**Supplied information**

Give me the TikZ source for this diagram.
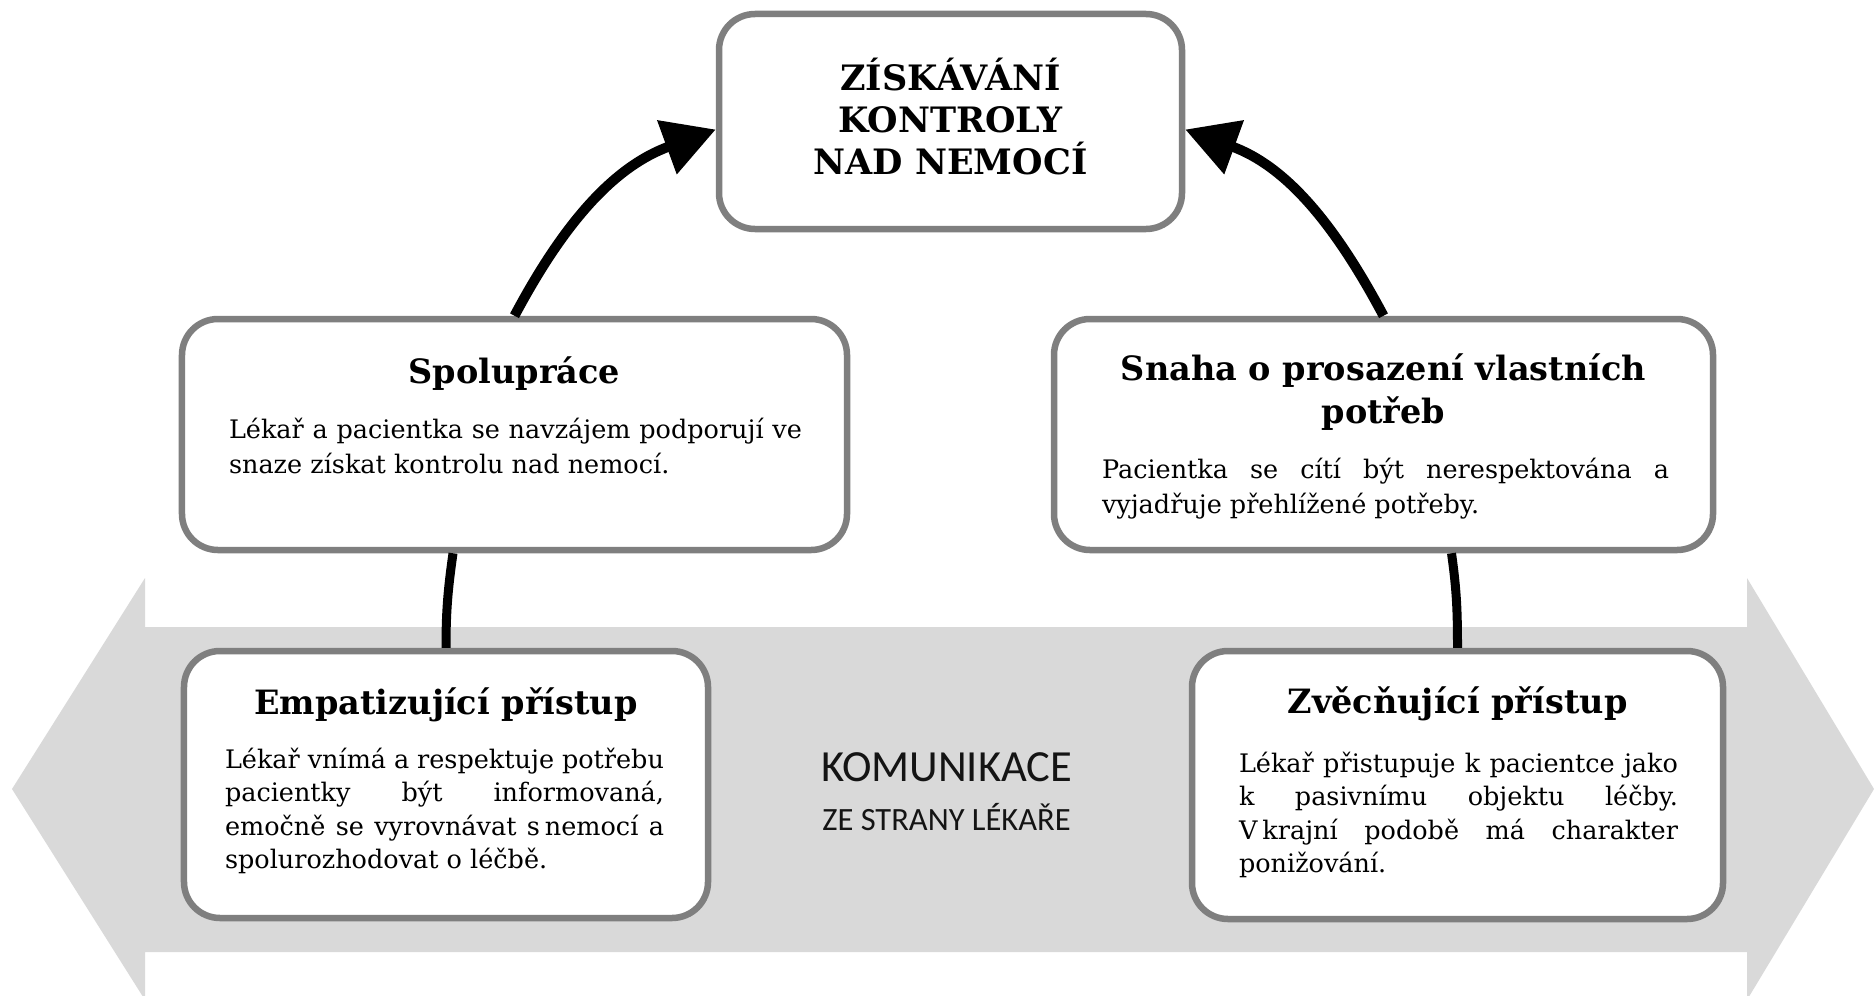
\documentclass[tikz,border=0pt]{standalone}
\usepackage{fontspec}
\setmainfont{DejaVu Serif}
\newfontfamily\komf{Carlito}
\usetikzlibrary{arrows.meta,calc}
\definecolor{bandgray}{HTML}{D9D9D9}
\definecolor{boxgray}{HTML}{7F7F7F}
\newcommand{\ctrline}[2]{\hbox to #1{\hfil #2\hfil}}
\newcommand{\jstline}[2]{\hbox to #1{#2}}
\newcommand{\lftline}[2]{\hbox to #1{#2\hfil}}
\tikzset{
  box/.style={draw=boxgray, line width=6.5bp, fill=white, rounded corners=36bp, inner sep=0pt},
  conn/.style={line width=10bp, -{Triangle[length=52bp,width=55bp]}},
  link/.style={line width=9bp},
  txt/.style={inner sep=0pt, outer sep=0pt},
  headtxt/.style={txt, anchor=base, font=\fontsize{33.5bp}{43bp}\selectfont\bfseries},
  toptxt/.style={txt, anchor=base, font=\fontsize{35bp}{42bp}\selectfont\bfseries},
  bodytxt/.style={txt, anchor=base west, font=\fontsize{25.5bp}{35bp}\selectfont},
  komtxt/.style={txt, anchor=base, text=black!92},
}
\begin{document}
\begin{tikzpicture}[x=1bp,y=-1bp]
\useasboundingbox (0,0) rectangle (1874,995);

% grey double arrow band
\fill[bandgray] (12,789) -- (145,578) -- (145,627) -- (1747,627) -- (1747,578)
  -- (1874,789) -- (1747,1000) -- (1747,952) -- (145,952) -- (145,1000) -- cycle;

% boxes
\node[box, minimum width=463bp, minimum height=215bp] (top) at (950.5,121.5) {};
\node[box, minimum width=665bp, minimum height=231bp] (spol) at (514.5,434.5) {};
\node[box, minimum width=659bp, minimum height=231bp] (snaha) at (1383.5,434.5) {};
\node[box, minimum width=524bp, minimum height=267bp] (emp) at (446,784.5) {};
\node[box, minimum width=531bp, minimum height=268bp] (zvec) at (1457.5,785) {};

% top text
\node[toptxt] (toptext) at (950.5,90) {\vtop{\baselineskip=42bp
  \ctrline{500bp}{ZÍSKÁVÁNÍ}\ctrline{500bp}{KONTROLY}\ctrline{500bp}{NAD NEMOCÍ}}};

% Spolupráce
\node[headtxt] (spolhead) at (514.5,383) {Spolupráce};
\node[bodytxt] (spolbody) at (229,438) {\vtop{\baselineskip=35bp
  \jstline{573bp}{Lékař a pacientka se navzájem podporují ve}
  \lftline{573bp}{snaze získat kontrolu nad nemocí.}}};

% Snaha
\node[headtxt] (snahahead) at (1383.5,380) {\vtop{\baselineskip=43bp
  \ctrline{640bp}{Snaha o prosazení vlastních}\ctrline{640bp}{potřeb}}};
\node[bodytxt] (snahabody) at (1102,478) {\vtop{\baselineskip=35bp
  \jstline{567bp}{Pacientka se cítí být nerespektována a}
  \lftline{567bp}{vyjadřuje přehlížené potřeby.}}};

% Empatizující
\node[headtxt] (emphead) at (446,714) {Empatizující přístup};
\node[bodytxt] (empbody) at (225,768) {\vtop{\baselineskip=33.5bp
  \jstline{439bp}{Lékař vnímá a respektuje potřebu}
  \jstline{439bp}{pacientky být informovaná,}
  \jstline{439bp}{emočně se vyrovnávat s\kern5bp nemocí a}
  \lftline{439bp}{spolurozhodovat o léčbě.}}};

% Zvěcňující
\node[headtxt] (zvechead) at (1457.5,713) {Zvěcňující přístup};
\node[bodytxt] (zvecbody) at (1239,772) {\vtop{\baselineskip=33.5bp
  \jstline{439bp}{Lékař přistupuje k pacientce jako}
  \jstline{439bp}{k pasivnímu objektu léčby.}
  \jstline{439bp}{V\kern5bp krajní podobě má charakter}
  \lftline{439bp}{ponižování.}}};

% centre label
\node[komtxt, font=\komf\fontsize{44.5bp}{50bp}\selectfont] (kom) at (946.5,781) {KOMUNIKACE};
\node[komtxt, font=\komf\fontsize{32.5bp}{36bp}\selectfont] (strana) at (946.5,830) {ZE STRANY LÉKAŘE};

% connectors
\coordinate (topL) at ($(top.west)+(0,8)$);
\coordinate (topR) at ($(top.east)+(0,8)$);
\draw[conn] (spol.north) to[out=62,in=200] (topL);
\draw[conn] (snaha.north) to[out=118,in=-20] (topR);

\coordinate (spolB) at ($(emp.north |- spol.south)+(7,0)$);
\coordinate (snahaB) at ($(zvec.north |- snaha.south)+(-6,0)$);
\draw[link] (emp.north) to[out=90,in=-98] (spolB);
\draw[link] (zvec.north) to[out=90,in=-82] (snahaB);
\end{tikzpicture}
\end{document}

**Prompt**
With the pictures left out, transcribe the material exactly.

**Response to this exercise**
Give me the TikZ source for this diagram.
\documentclass[tikz,border=0pt]{standalone}
\usepackage{fontspec}
\setmainfont{DejaVu Serif}
\newfontfamily\komf{Carlito}
\usetikzlibrary{arrows.meta,calc}
\definecolor{bandgray}{HTML}{D9D9D9}
\definecolor{boxgray}{HTML}{7F7F7F}
\newcommand{\ctrline}[2]{\hbox to #1{\hfil #2\hfil}}
\newcommand{\jstline}[2]{\hbox to #1{#2}}
\newcommand{\lftline}[2]{\hbox to #1{#2\hfil}}
\tikzset{
  box/.style={draw=boxgray, line width=6.5bp, fill=white, rounded corners=36bp, inner sep=0pt},
  conn/.style={line width=10bp, -{Triangle[length=52bp,width=55bp]}},
  link/.style={line width=9bp},
  txt/.style={inner sep=0pt, outer sep=0pt},
  headtxt/.style={txt, anchor=base, font=\fontsize{33.5bp}{43bp}\selectfont\bfseries},
  toptxt/.style={txt, anchor=base, font=\fontsize{35bp}{42bp}\selectfont\bfseries},
  bodytxt/.style={txt, anchor=base west, font=\fontsize{25.5bp}{35bp}\selectfont},
  komtxt/.style={txt, anchor=base, text=black!92},
}
\begin{document}
\begin{tikzpicture}[x=1bp,y=-1bp]
\useasboundingbox (0,0) rectangle (1874,995);

% grey double arrow band
\fill[bandgray] (12,789) -- (145,578) -- (145,627) -- (1747,627) -- (1747,578)
  -- (1874,789) -- (1747,1000) -- (1747,952) -- (145,952) -- (145,1000) -- cycle;

% boxes
\node[box, minimum width=463bp, minimum height=215bp] (top) at (950.5,121.5) {};
\node[box, minimum width=665bp, minimum height=231bp] (spol) at (514.5,434.5) {};
\node[box, minimum width=659bp, minimum height=231bp] (snaha) at (1383.5,434.5) {};
\node[box, minimum width=524bp, minimum height=267bp] (emp) at (446,784.5) {};
\node[box, minimum width=531bp, minimum height=268bp] (zvec) at (1457.5,785) {};

% top text
\node[toptxt] (toptext) at (950.5,90) {\vtop{\baselineskip=42bp
  \ctrline{500bp}{ZÍSKÁVÁNÍ}\ctrline{500bp}{KONTROLY}\ctrline{500bp}{NAD NEMOCÍ}}};

% Spolupráce
\node[headtxt] (spolhead) at (514.5,383) {Spolupráce};
\node[bodytxt] (spolbody) at (229,438) {\vtop{\baselineskip=35bp
  \jstline{573bp}{Lékař a pacientka se navzájem podporují ve}
  \lftline{573bp}{snaze získat kontrolu nad nemocí.}}};

% Snaha
\node[headtxt] (snahahead) at (1383.5,380) {\vtop{\baselineskip=43bp
  \ctrline{640bp}{Snaha o prosazení vlastních}\ctrline{640bp}{potřeb}}};
\node[bodytxt] (snahabody) at (1102,478) {\vtop{\baselineskip=35bp
  \jstline{567bp}{Pacientka se cítí být nerespektována a}
  \lftline{567bp}{vyjadřuje přehlížené potřeby.}}};

% Empatizující
\node[headtxt] (emphead) at (446,714) {Empatizující přístup};
\node[bodytxt] (empbody) at (225,768) {\vtop{\baselineskip=33.5bp
  \jstline{439bp}{Lékař vnímá a respektuje potřebu}
  \jstline{439bp}{pacientky být informovaná,}
  \jstline{439bp}{emočně se vyrovnávat s\kern5bp nemocí a}
  \lftline{439bp}{spolurozhodovat o léčbě.}}};

% Zvěcňující
\node[headtxt] (zvechead) at (1457.5,713) {Zvěcňující přístup};
\node[bodytxt] (zvecbody) at (1239,772) {\vtop{\baselineskip=33.5bp
  \jstline{439bp}{Lékař přistupuje k pacientce jako}
  \jstline{439bp}{k pasivnímu objektu léčby.}
  \jstline{439bp}{V\kern5bp krajní podobě má charakter}
  \lftline{439bp}{ponižování.}}};

% centre label
\node[komtxt, font=\komf\fontsize{44.5bp}{50bp}\selectfont] (kom) at (946.5,781) {KOMUNIKACE};
\node[komtxt, font=\komf\fontsize{32.5bp}{36bp}\selectfont] (strana) at (946.5,830) {ZE STRANY LÉKAŘE};

% connectors
\coordinate (topL) at ($(top.west)+(0,8)$);
\coordinate (topR) at ($(top.east)+(0,8)$);
\draw[conn] (spol.north) to[out=62,in=200] (topL);
\draw[conn] (snaha.north) to[out=118,in=-20] (topR);

\coordinate (spolB) at ($(emp.north |- spol.south)+(7,0)$);
\coordinate (snahaB) at ($(zvec.north |- snaha.south)+(-6,0)$);
\draw[link] (emp.north) to[out=90,in=-98] (spolB);
\draw[link] (zvec.north) to[out=90,in=-82] (snahaB);
\end{tikzpicture}
\end{document}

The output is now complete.